ROWS >>

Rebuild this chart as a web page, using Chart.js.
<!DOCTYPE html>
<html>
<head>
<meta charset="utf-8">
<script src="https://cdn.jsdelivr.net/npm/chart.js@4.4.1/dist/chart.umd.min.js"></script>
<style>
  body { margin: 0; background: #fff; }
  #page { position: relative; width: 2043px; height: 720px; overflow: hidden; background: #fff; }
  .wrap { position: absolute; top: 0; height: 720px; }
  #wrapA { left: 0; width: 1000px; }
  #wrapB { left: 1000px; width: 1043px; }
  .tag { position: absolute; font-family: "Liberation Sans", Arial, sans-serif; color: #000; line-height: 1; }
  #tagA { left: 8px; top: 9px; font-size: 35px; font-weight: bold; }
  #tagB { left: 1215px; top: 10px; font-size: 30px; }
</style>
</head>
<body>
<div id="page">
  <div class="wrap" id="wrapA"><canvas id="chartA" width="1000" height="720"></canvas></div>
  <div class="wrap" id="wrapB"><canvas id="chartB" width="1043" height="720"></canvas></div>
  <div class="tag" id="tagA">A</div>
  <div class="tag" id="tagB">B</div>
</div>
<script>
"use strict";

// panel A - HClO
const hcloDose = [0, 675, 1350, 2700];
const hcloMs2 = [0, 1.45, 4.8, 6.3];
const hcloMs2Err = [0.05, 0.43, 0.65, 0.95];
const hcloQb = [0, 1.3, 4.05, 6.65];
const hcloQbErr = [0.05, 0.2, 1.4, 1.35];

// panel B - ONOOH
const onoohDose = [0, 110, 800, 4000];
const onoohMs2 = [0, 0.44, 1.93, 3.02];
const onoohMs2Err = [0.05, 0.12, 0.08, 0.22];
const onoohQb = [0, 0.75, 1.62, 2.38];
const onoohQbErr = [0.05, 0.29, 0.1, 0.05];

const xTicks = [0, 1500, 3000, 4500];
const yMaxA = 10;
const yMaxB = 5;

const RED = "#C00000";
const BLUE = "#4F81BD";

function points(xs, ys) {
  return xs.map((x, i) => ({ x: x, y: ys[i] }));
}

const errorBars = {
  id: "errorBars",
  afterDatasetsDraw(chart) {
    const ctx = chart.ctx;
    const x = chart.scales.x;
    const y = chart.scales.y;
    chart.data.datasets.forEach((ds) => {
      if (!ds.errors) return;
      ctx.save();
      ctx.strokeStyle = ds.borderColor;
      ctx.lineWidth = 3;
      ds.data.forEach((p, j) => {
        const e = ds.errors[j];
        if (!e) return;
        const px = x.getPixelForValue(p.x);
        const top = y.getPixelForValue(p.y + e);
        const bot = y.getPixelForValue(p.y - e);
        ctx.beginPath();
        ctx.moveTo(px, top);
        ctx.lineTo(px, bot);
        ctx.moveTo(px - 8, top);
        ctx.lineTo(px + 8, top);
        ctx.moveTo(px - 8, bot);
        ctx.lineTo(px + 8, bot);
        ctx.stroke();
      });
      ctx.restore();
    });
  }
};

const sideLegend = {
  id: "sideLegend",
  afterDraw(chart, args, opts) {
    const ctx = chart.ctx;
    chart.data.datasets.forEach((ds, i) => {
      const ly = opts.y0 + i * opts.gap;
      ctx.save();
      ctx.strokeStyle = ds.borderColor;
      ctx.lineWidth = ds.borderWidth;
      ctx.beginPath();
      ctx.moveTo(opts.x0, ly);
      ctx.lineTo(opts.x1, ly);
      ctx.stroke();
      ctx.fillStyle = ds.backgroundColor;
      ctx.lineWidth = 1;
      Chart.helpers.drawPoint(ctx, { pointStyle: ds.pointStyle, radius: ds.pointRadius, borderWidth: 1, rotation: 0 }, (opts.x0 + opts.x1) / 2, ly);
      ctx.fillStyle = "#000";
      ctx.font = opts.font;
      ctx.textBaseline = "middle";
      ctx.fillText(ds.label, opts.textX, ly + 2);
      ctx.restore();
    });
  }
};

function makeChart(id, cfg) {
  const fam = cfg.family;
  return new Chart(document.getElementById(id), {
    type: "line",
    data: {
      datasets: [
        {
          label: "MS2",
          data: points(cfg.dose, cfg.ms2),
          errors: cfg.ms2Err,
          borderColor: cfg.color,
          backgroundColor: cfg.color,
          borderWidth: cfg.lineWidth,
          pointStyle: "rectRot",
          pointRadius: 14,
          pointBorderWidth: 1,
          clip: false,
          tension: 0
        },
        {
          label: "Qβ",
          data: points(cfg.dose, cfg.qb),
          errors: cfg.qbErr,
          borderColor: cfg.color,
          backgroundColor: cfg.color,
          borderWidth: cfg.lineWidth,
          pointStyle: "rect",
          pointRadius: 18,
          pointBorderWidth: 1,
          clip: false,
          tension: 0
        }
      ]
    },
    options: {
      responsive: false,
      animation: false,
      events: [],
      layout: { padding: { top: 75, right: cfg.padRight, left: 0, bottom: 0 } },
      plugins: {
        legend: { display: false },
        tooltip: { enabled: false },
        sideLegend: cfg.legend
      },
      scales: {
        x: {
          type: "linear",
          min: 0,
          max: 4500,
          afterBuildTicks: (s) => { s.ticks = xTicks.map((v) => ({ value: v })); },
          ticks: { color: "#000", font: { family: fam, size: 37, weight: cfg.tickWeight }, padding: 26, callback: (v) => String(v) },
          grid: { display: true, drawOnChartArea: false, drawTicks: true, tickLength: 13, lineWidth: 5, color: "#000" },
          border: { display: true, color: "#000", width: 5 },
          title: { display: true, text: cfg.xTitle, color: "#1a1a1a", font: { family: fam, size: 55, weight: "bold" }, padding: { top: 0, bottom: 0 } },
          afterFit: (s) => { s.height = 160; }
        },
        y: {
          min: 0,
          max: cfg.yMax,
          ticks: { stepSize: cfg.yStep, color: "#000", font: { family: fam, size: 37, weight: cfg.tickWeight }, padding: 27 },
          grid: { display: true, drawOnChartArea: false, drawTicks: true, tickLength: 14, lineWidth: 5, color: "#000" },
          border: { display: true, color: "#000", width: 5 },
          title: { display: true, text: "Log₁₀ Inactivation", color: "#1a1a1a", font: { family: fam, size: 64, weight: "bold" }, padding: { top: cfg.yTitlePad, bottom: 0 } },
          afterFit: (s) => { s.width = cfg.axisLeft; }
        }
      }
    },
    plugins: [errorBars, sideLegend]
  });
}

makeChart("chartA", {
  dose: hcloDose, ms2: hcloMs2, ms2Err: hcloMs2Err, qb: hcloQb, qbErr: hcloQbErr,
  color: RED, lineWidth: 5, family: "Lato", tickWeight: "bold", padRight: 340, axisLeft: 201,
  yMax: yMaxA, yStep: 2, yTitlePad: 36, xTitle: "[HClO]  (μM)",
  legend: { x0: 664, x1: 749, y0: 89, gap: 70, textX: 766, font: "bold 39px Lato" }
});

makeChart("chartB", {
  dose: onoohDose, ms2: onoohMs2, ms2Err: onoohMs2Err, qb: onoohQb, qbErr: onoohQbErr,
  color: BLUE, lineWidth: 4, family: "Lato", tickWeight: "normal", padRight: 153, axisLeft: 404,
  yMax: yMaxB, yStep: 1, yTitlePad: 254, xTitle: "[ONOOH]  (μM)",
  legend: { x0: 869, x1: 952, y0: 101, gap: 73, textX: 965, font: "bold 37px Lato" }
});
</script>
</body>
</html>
...
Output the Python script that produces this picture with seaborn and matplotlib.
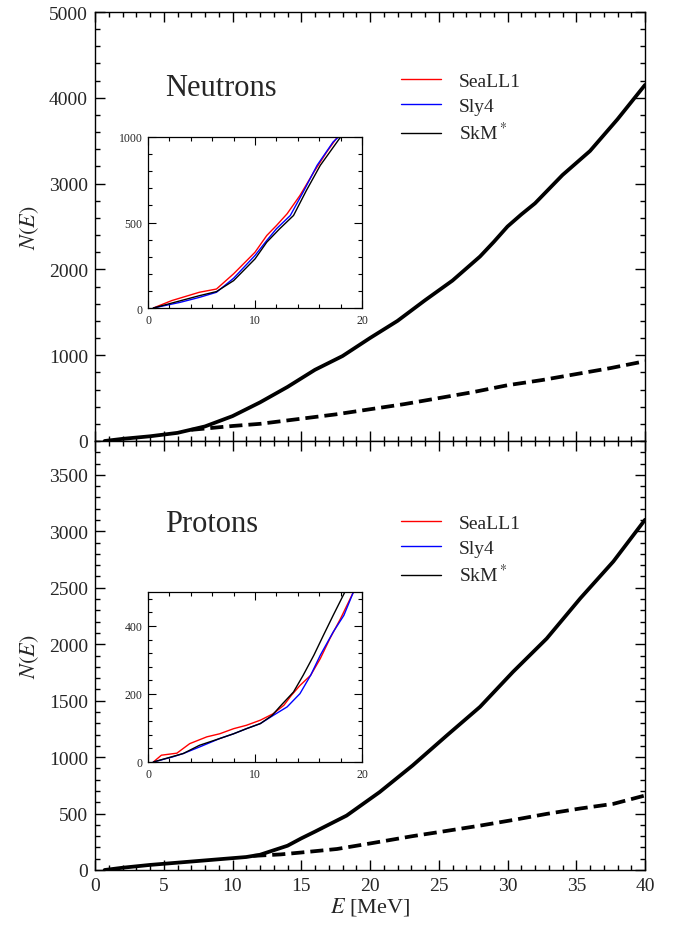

WORK TO BE COMPLETED >> Gather from the records above every line containing the string "this".

OUTPUT BELOW >>
Rebuild this chart as a web page, using Chart.js.
Output the Python script that produces this picture with seaborn and matplotlib.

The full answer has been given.